The rigid element 51 comprises a circular ring formed with a
diameter to interfit in the third recess 46 and having an axial
dimension so as to engage the end face of the resilient element 50.
The clamping effect of the plate 38 thus also secured the rigid
element in the desired position. Integrally formed with the ring at
the end adjacent the resilient element is a radially inwardly
projecting rib 55 which terminates at the annular ring 52. This rib
55 is of a thickness that annular ring 52 projects a slight
distance axially inward of the exposed end face of the rib.

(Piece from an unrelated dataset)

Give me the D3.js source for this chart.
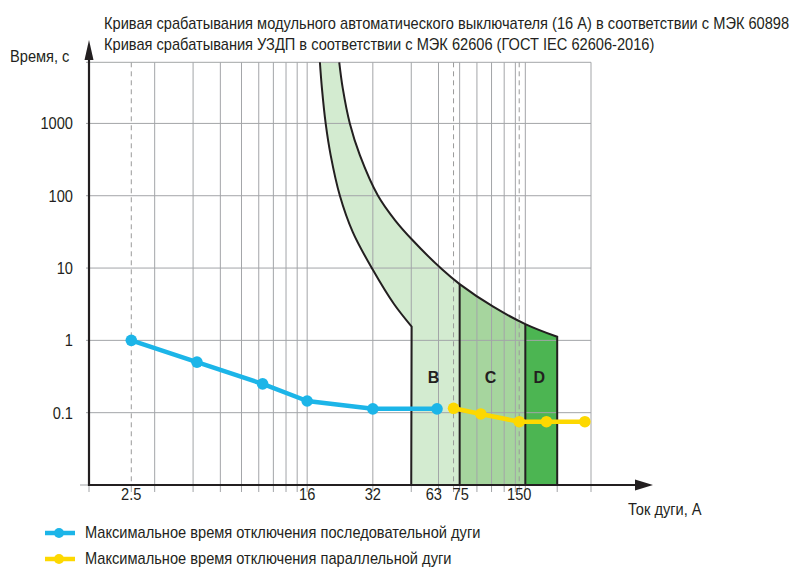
<!DOCTYPE html>
<html><head><meta charset="utf-8">
<script src="https://cdn.jsdelivr.net/npm/d3@7"></script>
<style>
body{margin:0;background:#fff;}
text{font-family:'Liberation Sans',Arial,sans-serif;fill:#231f20;}
</style></head>
<body><svg id="c" width="794" height="567"></svg>
<script>
// ---- data ----
const titleLines = [
  "Кривая срабатывания модульного автоматического выключателя (16 А) в соответствии с МЭК 60898",
  "Кривая срабатывания УЗДП в соответствии с МЭК 62606 (ГОСТ IEC 62606-2016)"
];
const yAxisTitle = "Время, с";
const xAxisTitle = "Ток дуги, А";
const xGrid = [1.6,3.2,4.8,6.4,8,9.6,11.2,12.8,14.4,16,32,48,64,80,96,112,128,144,160,320];
const xDashed = [2.5,75,150];
const xTickLabels = [2.5,16,32,63,75,150];
const yTicks = [0.1,1,10,100,1000];
const yTickLabels = ["0.1","1","10","100","1000"];
// time-current band (B/C/D)
const lowCurveI = [18.3,18.7,19.45,20.5,22.6,25.9,31.9,40.0,48.2];
const lowCurveT = [7000,3050,1000,365,100,31.4,9.6,3.18,1.55];
const highCurveI = [22.45,23.3,25.1,27.9,33.8,40.4,48.6,66.4,80,114,160,224];
const highCurveT = [7000,3050,1000,365,100,46.1,24.4,9.6,6.0,2.92,1.68,1.12];
const bandBounds = [48,80,160,224];
const bandNames = ["B","C","D"];
// series
const serialI = [2.5,5,10,16,32,63];
const serialT = [1,0.5,0.25,0.145,0.113,0.113];
const parallelI = [75,100,150,200,300];
const parallelT = [0.115,0.096,0.075,0.075,0.075];
const legendLabels = [
  "Максимальное время отключения последовательной дуги",
  "Максимальное время отключения параллельной дуги"
];
const seriesColors = ["#1cb5e8","#fdd800"];
const bandColors = ["#d3ebd0","#a6d59e","#4cb552"];

// ---- scales ----
const svg = d3.select("#c");
const x = d3.scaleLog().domain([1.6,320]).range([89,591]);
const y = d3.scaleLog().domain([0.01,7000]).range([485,62.3]);
const tMin = 0.01, tMax = 7000;
const NARROW = 0.86;
function narrow(sel){
  sel.each(function(){
    const w = this.getComputedTextLength();
    d3.select(this).attr("textLength", w*NARROW).attr("lengthAdjust","spacingAndGlyphs");
  });
  return sel;
}

const lowPts = lowCurveI.map((v,i)=>[v,lowCurveT[i]]);
const highPts = highCurveI.map((v,i)=>[v,highCurveT[i]]);
const line = d3.line().x(d=>x(d[0])).y(d=>y(d[1])).curve(d3.curveCatmullRom.alpha(0.5));
const L = (i,t)=>`L${x(i)},${y(t)}`;

const underHigh = line(highPts) + L(bandBounds[3],tMin) + L(1.6,tMin) + L(1.6,tMax) + "Z";
const underLow = line(lowPts) + L(bandBounds[0],tMin) + L(1.6,tMin) + L(1.6,tMax) + "Z";

const defs = svg.append("defs");
[[bandBounds[1],bandBounds[2]],[bandBounds[2],bandBounds[3]+20]].forEach((b,i)=>{
  defs.append("clipPath").attr("id","clip"+i).append("rect")
    .attr("x",x(b[0])).attr("width",x(b[1])-x(b[0])).attr("y",0).attr("height",567);
});
svg.append("path").attr("d",underHigh).attr("fill",bandColors[0]);
svg.append("path").attr("d",underHigh).attr("fill",bandColors[1]).attr("clip-path","url(#clip0)");
svg.append("path").attr("d",underHigh).attr("fill",bandColors[2]).attr("clip-path","url(#clip1)");
svg.append("path").attr("d",underLow).attr("fill","#fff");

// ---- grid ----
const gridColor = "#a3a5a8";
const g = svg.append("g");
g.selectAll(".vx").data(xGrid).join("line")
  .attr("x1",d=>x(d)).attr("x2",d=>x(d)).attr("y1",y(tMax)).attr("y2",y(tMin)+7)
  .attr("stroke",gridColor).attr("stroke-width",1);
g.selectAll(".vd").data(xDashed).join("line")
  .attr("x1",d=>x(d)).attr("x2",d=>x(d)).attr("y1",y(tMax)).attr("y2",y(tMin))
  .attr("stroke","#9a9a9a").attr("stroke-width",1).attr("stroke-dasharray","5,4");
g.selectAll(".vt").data(xDashed.concat([bandBounds[3]])).join("line")
  .attr("x1",d=>x(d)).attr("x2",d=>x(d)).attr("y1",y(tMin)).attr("y2",y(tMin)+7)
  .attr("stroke",gridColor).attr("stroke-width",1);
g.selectAll(".hy").data(yTicks.concat([tMax])).join("line")
  .attr("x1",86).attr("x2",x(320)).attr("y1",d=>y(d)).attr("y2",d=>y(d))
  .attr("stroke",gridColor).attr("stroke-width",1);
g.append("line").attr("x1",80).attr("x2",89).attr("y1",y(tMin)).attr("y2",y(tMin))
  .attr("stroke",gridColor).attr("stroke-width",1);

// ---- band outlines ----
const ink = "#231f20";
svg.append("path").attr("d", line(lowPts) + L(bandBounds[0],tMin))
  .attr("fill","none").attr("stroke",ink).attr("stroke-width",2);
svg.append("path").attr("d", line(highPts) + L(bandBounds[3],tMin))
  .attr("fill","none").attr("stroke",ink).attr("stroke-width",2);
[bandBounds[1],bandBounds[2]].forEach(b=>{
  const t = highCurveT[highCurveI.indexOf(b)];
  svg.append("line").attr("x1",x(b)).attr("x2",x(b)).attr("y1",y(t)).attr("y2",y(tMin))
    .attr("stroke",ink).attr("stroke-width",2);
});
bandNames.forEach((n,i)=>{
  const cx = Math.sqrt(bandBounds[i]*bandBounds[i+1]);
  svg.append("text").attr("x",x(cx)-2).attr("y",383).attr("text-anchor","middle")
    .style("font-weight","bold").style("font-size","16px").text(n);
});

// ---- axes ----
svg.append("line").attr("x1",89).attr("x2",89).attr("y1",y(tMin)+1).attr("y2",56).attr("stroke",ink).attr("stroke-width",2.2);
svg.append("path").attr("d","M89,40L84.5,60L93.5,60Z").attr("fill",ink);
svg.append("line").attr("x1",88).attr("x2",637).attr("y1",y(tMin)).attr("y2",y(tMin)).attr("stroke",ink).attr("stroke-width",2.2);
svg.append("path").attr("d",`M653,${y(tMin)}L635,${y(tMin)-5.5}L635,${y(tMin)+5.5}Z`).attr("fill",ink);

narrow(svg.selectAll(".yl").data(yTicks).join("text")
  .attr("x",73).attr("y",d=>y(d)+6).attr("text-anchor","end").style("font-size","17px")
  .text((d,i)=>yTickLabels[i]));
// x labels: 63 and 75 sit close together, so push them apart slightly
const xLabelAnchor = {63:["end",5],75:["start",-1]};
narrow(svg.selectAll(".xl").data(xTickLabels).join("text")
  .attr("x",d=>x(d)+(xLabelAnchor[d]?xLabelAnchor[d][1]:0)).attr("y",500)
  .attr("text-anchor",d=>xLabelAnchor[d]?xLabelAnchor[d][0]:"middle").style("font-size","17px")
  .text(d=>d));
narrow(svg.append("text").attr("x",10).attr("y",62).style("font-size","17px").text(yAxisTitle));
narrow(svg.append("text").attr("x",628).attr("y",515).style("font-size","17px").text(xAxisTitle));
titleLines.forEach((t,i)=>{
  narrow(svg.append("text").attr("x",104).attr("y",29+i*21).style("font-size","17px").text(t));
});

// ---- series ----
[[serialI,serialT],[parallelI,parallelT]].forEach((s,k)=>{
  const pts = s[0].map((v,i)=>[v,s[1][i]]);
  svg.append("path").attr("d",d3.line().x(d=>x(d[0])).y(d=>y(d[1]))(pts)).attr("fill","none")
    .attr("stroke",seriesColors[k]).attr("stroke-width",4.5).attr("stroke-linejoin","round");
  svg.selectAll(".p"+k).data(pts).join("circle")
    .attr("cx",d=>x(d[0])).attr("cy",d=>y(d[1])).attr("r",5.8).attr("fill",seriesColors[k]);
});

// ---- legend ----
legendLabels.forEach((t,i)=>{
  const ly = 533 + i*26;
  svg.append("line").attr("x1",45).attr("x2",75).attr("y1",ly).attr("y2",ly)
    .attr("stroke",seriesColors[i]).attr("stroke-width",4.5);
  svg.append("circle").attr("cx",59).attr("cy",ly).attr("r",5).attr("fill",seriesColors[i]);
  narrow(svg.append("text").attr("x",85).attr("y",ly+5).style("font-size","17px").text(t));
});
</script></body></html>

Positioned in the valve chamber 41 is a relatively movable valve
element 56. This valve element 56 comprises a circular disc having
a tapered outer peripheral rim 57 which has a maximum diameter that
permits interfitting within the rigid element 51 of the sealing
device 47. The opposed axial end faces of the element are flat
surfaced with an uppermost surface 58 normally bearing against the
annular ring 52 and forming a fluid tight seal therewith when the
valve element is in a closed position. Rigidly secured to the valve
element 56 is an axially extending elongated actuating stem 59. The
free end of the actuating stem 59 which is cylindrical extends
upwardly through the coaxial aperture 43 of the plate 38 and the
central openings in the sealing device 47. It is of a length to
extend a substantial distance upwardly into the interior of the
housing 23 as will be hereinafter explained in detail. It will also
be noted that the valve element 56 has a series of
circumferentially spaced slots or grooves 60 which extend axially
across the tapered peripheral rim 57 of the valve element. These
grooves 60 provide greater area for fluid flow as well as
permitting passage of solid particles or impurities.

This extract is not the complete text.